- _Exercise_
Print only the lines from the top of the data through the line with "ROW0, ROWSTEP = 37, 20.3", both included, skipping every picture.
+===+
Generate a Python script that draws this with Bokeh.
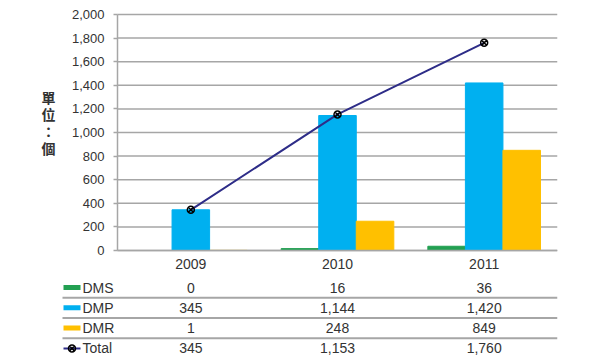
from bokeh.plotting import figure
from bokeh.models import ColumnDataSource, Range1d, FixedTicker, NumeralTickFormatter
from bokeh.transform import dodge
from bokeh.core.properties import value
from bokeh.embed import file_html
from bokeh.resources import INLINE

# ---- data ----
years = ["2009", "2010", "2011"]
dms = [0, 16, 36]
dmp = [345, 1144, 1420]
dmr = [1, 248, 849]
total = [345, 1153, 1760]
series_names = ["DMS", "DMP", "DMR", "Total"]
y_ticks = [0, 200, 400, 600, 800, 1000, 1200, 1400, 1600, 1800, 2000]
y_label = "單\n位\n：\n個"

# ---- style ----
C_DMS = "#22A052"
C_DMP = "#00B0F0"
C_DMR = "#FFC000"
C_TOT = "#2E2D88"
GRID = "#a6a6a6"
TXT = "#333333"
FONT = "Liberation Sans"
BW = 0.256

W, H = 592, 356
LEFT, RIGHT, TOP = 36, 35, 4           # frame borders (px)
AXIS_X, TABLE_X = 117, 62              # pixel columns of the y axis / table start
ZERO_PX, MAX_PX = 250, 14              # pixel rows of 0 and 2000
PX = 2000 / (ZERO_PX - MAX_PX)         # data units per pixel (y)
ROW0, ROWSTEP = 37, 20.3               # table rows below zero line (px)

n = len(years)
UX = (W - RIGHT - AXIS_X) / n          # pixels per category
xpos = [i + 0.5 for i in range(n)]
src = ColumnDataSource(dict(x=xpos, dms=dms, dmp=dmp, dmr=dmr, total=total))

def xd(px):
    return (px - AXIS_X) / UX

p = figure(width=W, height=H, x_range=Range1d(xd(LEFT), n),
           y_range=Range1d(-(H - ZERO_PX) * PX, 2000 + (MAX_PX - TOP) * PX),
           output_backend="svg", toolbar_location=None,
           min_border_left=LEFT, min_border_right=RIGHT, min_border_top=TOP,
           min_border_bottom=0)
p.outline_line_color = None
p.background_fill_color = "white"
p.border_fill_color = "white"

# chart gridlines (only over the plot area)
p.xgrid.grid_line_color = None
p.ygrid.grid_line_color = None
p.segment(x0=[0] * len(y_ticks), x1=[n] * len(y_ticks), y0=y_ticks,
          y1=y_ticks, line_color=GRID, line_width=1.5)

# bars and total line
p.vbar(x=dodge("x", -BW), top="dms", width=BW, color=C_DMS, source=src)
p.vbar(x=dodge("x", 0), top="dmp", width=BW, color=C_DMP, source=src)
p.vbar(x=dodge("x", BW), top="dmr", width=BW, color=C_DMR, source=src)
p.line(x="x", y="total", line_color=C_TOT, line_width=2, source=src)
p.scatter(x="x", y="total", marker="circle_x", size=7, line_color="black",
          fill_color=None, line_width=1.5, source=src)

# y axis at x = 0
yax = p.yaxis[0]
yax.fixed_location = 0
yax.bounds = (0, 2000)
yax.ticker = FixedTicker(ticks=y_ticks)
yax.formatter = NumeralTickFormatter(format="0,0")
yax.axis_line_color = GRID
yax.axis_line_width = 1.5
yax.major_tick_line_color = GRID
yax.major_tick_line_width = 1.5
yax.major_tick_out = 4
yax.major_tick_in = 0
yax.minor_tick_line_color = None
yax.major_label_standoff = 9
yax.major_label_text_font = FONT
yax.major_label_text_font_size = "13px"
yax.major_label_text_color = TXT

# y-axis title (stacked characters, left of the tick labels)
p.text(x=[xd(48)], y=[(ZERO_PX - 122) * PX], text=[y_label],
       text_font=value("Noto Sans CJK TC"), text_font_size="14px",
       text_font_style="bold", text_color=TXT, text_align="center",
       text_baseline="middle", text_line_height=0.84)

# x axis at y = 0
xax = p.xaxis[0]
xax.fixed_location = 0
xax.bounds = (0, n)
xax.ticker = FixedTicker(ticks=xpos)
xax.major_label_overrides = {x: y for x, y in zip(xpos, years)}
xax.axis_line_color = GRID
xax.axis_line_width = 1.5
xax.major_tick_line_color = None
xax.minor_tick_line_color = None
xax.major_label_standoff = 2
xax.major_label_text_font = FONT
xax.major_label_text_font_size = "14px"
xax.major_label_text_color = TXT

# ---- data table ----
rows = [dms, dmp, dmr, total]
row_y = [-(ROW0 + r * ROWSTEP) * PX for r in range(len(rows))]
sep_y = [-(ROW0 + (r + 0.5) * ROWSTEP) * PX for r in range(len(rows) - 1)]
p.segment(x0=[xd(TABLE_X)] * len(sep_y), x1=[n] * len(sep_y), y0=sep_y, y1=sep_y,
          line_color=GRID, line_width=2)

xs, ys, txts = [], [], []
for r, vals in enumerate(rows):
    for i, v in enumerate(vals):
        xs.append(xpos[i])
        ys.append(row_y[r])
        txts.append(f"{v:,}")
p.text(x=xs, y=ys, text=txts, text_font=value(FONT), text_font_size="14px",
       text_color=TXT, text_align="center", text_baseline="middle")

p.text(x=[xd(82)] * len(series_names), y=row_y, text=series_names,
       text_font=value(FONT), text_font_size="14px", text_color=TXT,
       text_align="left", text_baseline="middle")

key_x = xd(71.5)
p.rect(x=[key_x] * 3, y=row_y[:3], width=17, height=5, width_units="screen",
       height_units="screen", fill_color=[C_DMS, C_DMP, C_DMR], line_color=None)
p.rect(x=[key_x], y=[row_y[3]], width=17, height=2, width_units="screen",
       height_units="screen", fill_color=C_TOT, line_color=None)
p.scatter(x=[key_x], y=[row_y[3]], marker="circle_x", size=7, line_color="black",
          fill_color=None, line_width=1.5)

open("out.html", "w").write(file_html(p, INLINE))
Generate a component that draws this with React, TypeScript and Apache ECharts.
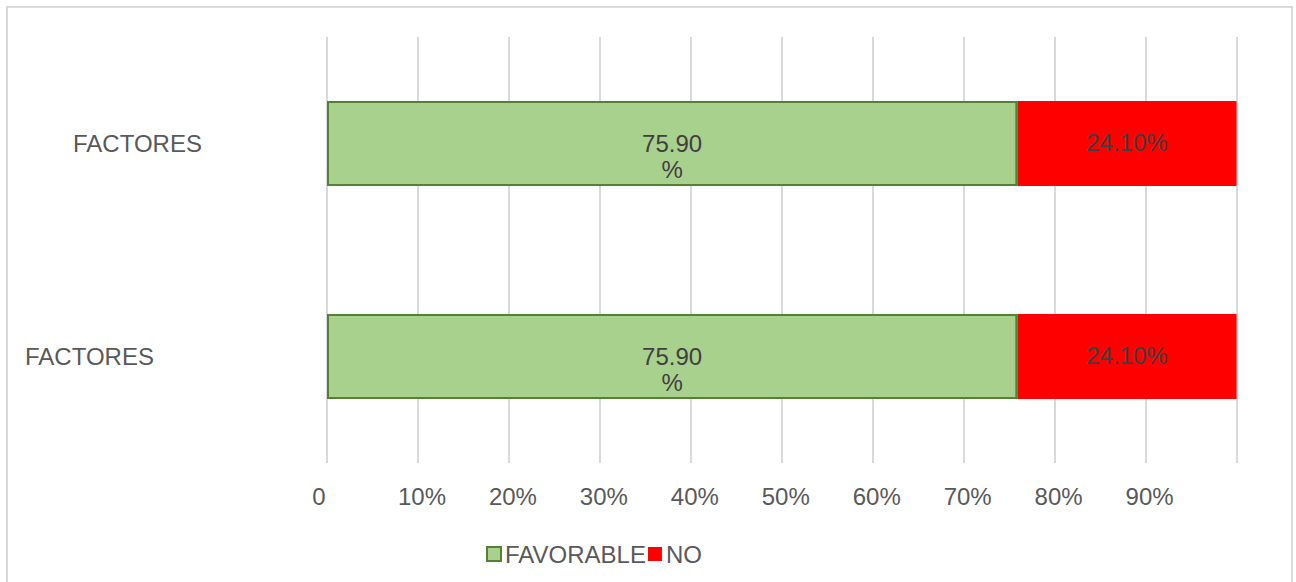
import React, { useEffect, useRef } from "react";
import * as echarts from "echarts";

const categories = ["FACTORES", "FACTORES"];
const favorable = [75.9, 75.9];
const no = [24.1, 24.1];
const xTicks = [0, 10, 20, 30, 40, 50, 60, 70, 80, 90, 100];

const FONT = "'Liberation Sans', Arial, sans-serif";
const FS = 24;

export default function App() {
  const ref = useRef<HTMLDivElement>(null);
  useEffect(() => {
    if (!ref.current) return;
    const chart = echarts.init(ref.current, undefined, { renderer: "svg" });
    chart.setOption({
      animation: false,
      textStyle: { fontFamily: FONT },
      grid: { left: 327, right: 59.5, top: 37, height: 426, containLabel: false },
      graphic: [
        {
          type: "rect",
          shape: { x: 7, y: 7, width: 1285, height: 620 },
          style: { fill: "none", stroke: "#d9d9d9", lineWidth: 2 },
          silent: true,
        },
      ],
      legend: {
        left: 481,
        top: 537,
        itemWidth: 14,
        itemHeight: 14,
        itemGap: 2,
        textStyle: { fontSize: FS, color: "#595959", fontFamily: FONT, padding: [0, 0, 0, -1] },
        data: [
          { name: "FAVORABLE", icon: "rect" },
          { name: "NO", icon: "rect" },
        ],
      },
      xAxis: {
        type: "value",
        min: xTicks[0],
        max: xTicks[xTicks.length - 1],
        interval: 10,
        axisLine: { show: false },
        axisTick: { show: false },
        splitLine: { show: true, lineStyle: { color: "#d9d9d9", width: 2 } },
        axisLabel: {
          margin: 21,
          fontSize: FS,
          color: "#595959",
          fontFamily: FONT,
          formatter: (v: number) => (v === 100 ? "" : v === 0 ? "{z|0}" : `{p|${v}%}`),
          rich: {
            z: { fontSize: FS, color: "#595959", fontFamily: FONT, padding: [0, 16, 0, 0] },
            p: { fontSize: FS, color: "#595959", fontFamily: FONT, padding: [0, 0, 0, 8] },
          },
        },
      },
      yAxis: {
        type: "category",
        data: categories,
        axisLine: { show: false },
        axisTick: { show: false },
        splitLine: { show: false },
        axisLabel: {
          align: "left",
          margin: 302,
          fontSize: FS,
          color: "#595959",
          fontFamily: FONT,
          formatter: (v: string, i: number) => (i === 1 ? `{t|${v}}` : `{b|${v}}`),
          rich: {
            t: { fontSize: FS, color: "#595959", fontFamily: FONT, padding: [0, 0, 0, 48] },
            b: { fontSize: FS, color: "#595959", fontFamily: FONT },
          },
        },
      },
      series: [
        {
          name: "FAVORABLE",
          type: "bar",
          stack: "total",
          barWidth: "40%",
          data: favorable,
          itemStyle: { color: "#a9d18e", borderColor: "#548235", borderWidth: 2 },
          label: {
            show: true,
            position: "inside",
            offset: [0, 13],
            fontSize: FS,
            lineHeight: 26,
            color: "#404040",
            fontFamily: FONT,
            formatter: (p: any) => `${Number(p.value).toFixed(2)}\n%`,
          },
        },
        {
          name: "NO",
          type: "bar",
          stack: "total",
          barWidth: "40%",
          data: no,
          itemStyle: { color: "#ff0000" },
          label: {
            show: true,
            position: "inside",
            offset: [0, -1],
            fontSize: FS,
            color: "#404040",
            fontFamily: FONT,
            formatter: (p: any) => `${Number(p.value).toFixed(2)}%`,
          },
        },
      ],
    });
    return () => chart.dispose();
  }, []);
  return (
    <div
      ref={ref}
      style={{ position: "fixed", left: 0, top: 0, width: 1296, height: 582, background: "#fff" }}
    />
  );
}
+===+
- _Task result_
Generate a Python script that draws this with Bokeh.
from bokeh.plotting import figure
from bokeh.models import ColumnDataSource, Range1d, FixedTicker, NumeralTickFormatter
from bokeh.transform import dodge
from bokeh.core.properties import value
from bokeh.embed import file_html
from bokeh.resources import INLINE

# ---- data ----
years = ["2009", "2010", "2011"]
dms = [0, 16, 36]
dmp = [345, 1144, 1420]
dmr = [1, 248, 849]
total = [345, 1153, 1760]
series_names = ["DMS", "DMP", "DMR", "Total"]
y_ticks = [0, 200, 400, 600, 800, 1000, 1200, 1400, 1600, 1800, 2000]
y_label = "單\n位\n：\n個"

# ---- style ----
C_DMS = "#22A052"
C_DMP = "#00B0F0"
C_DMR = "#FFC000"
C_TOT = "#2E2D88"
GRID = "#a6a6a6"
TXT = "#333333"
FONT = "Liberation Sans"
BW = 0.256

W, H = 592, 356
LEFT, RIGHT, TOP = 36, 35, 4           # frame borders (px)
AXIS_X, TABLE_X = 117, 62              # pixel columns of the y axis / table start
ZERO_PX, MAX_PX = 250, 14              # pixel rows of 0 and 2000
PX = 2000 / (ZERO_PX - MAX_PX)         # data units per pixel (y)
ROW0, ROWSTEP = 37, 20.3               # table rows below zero line (px)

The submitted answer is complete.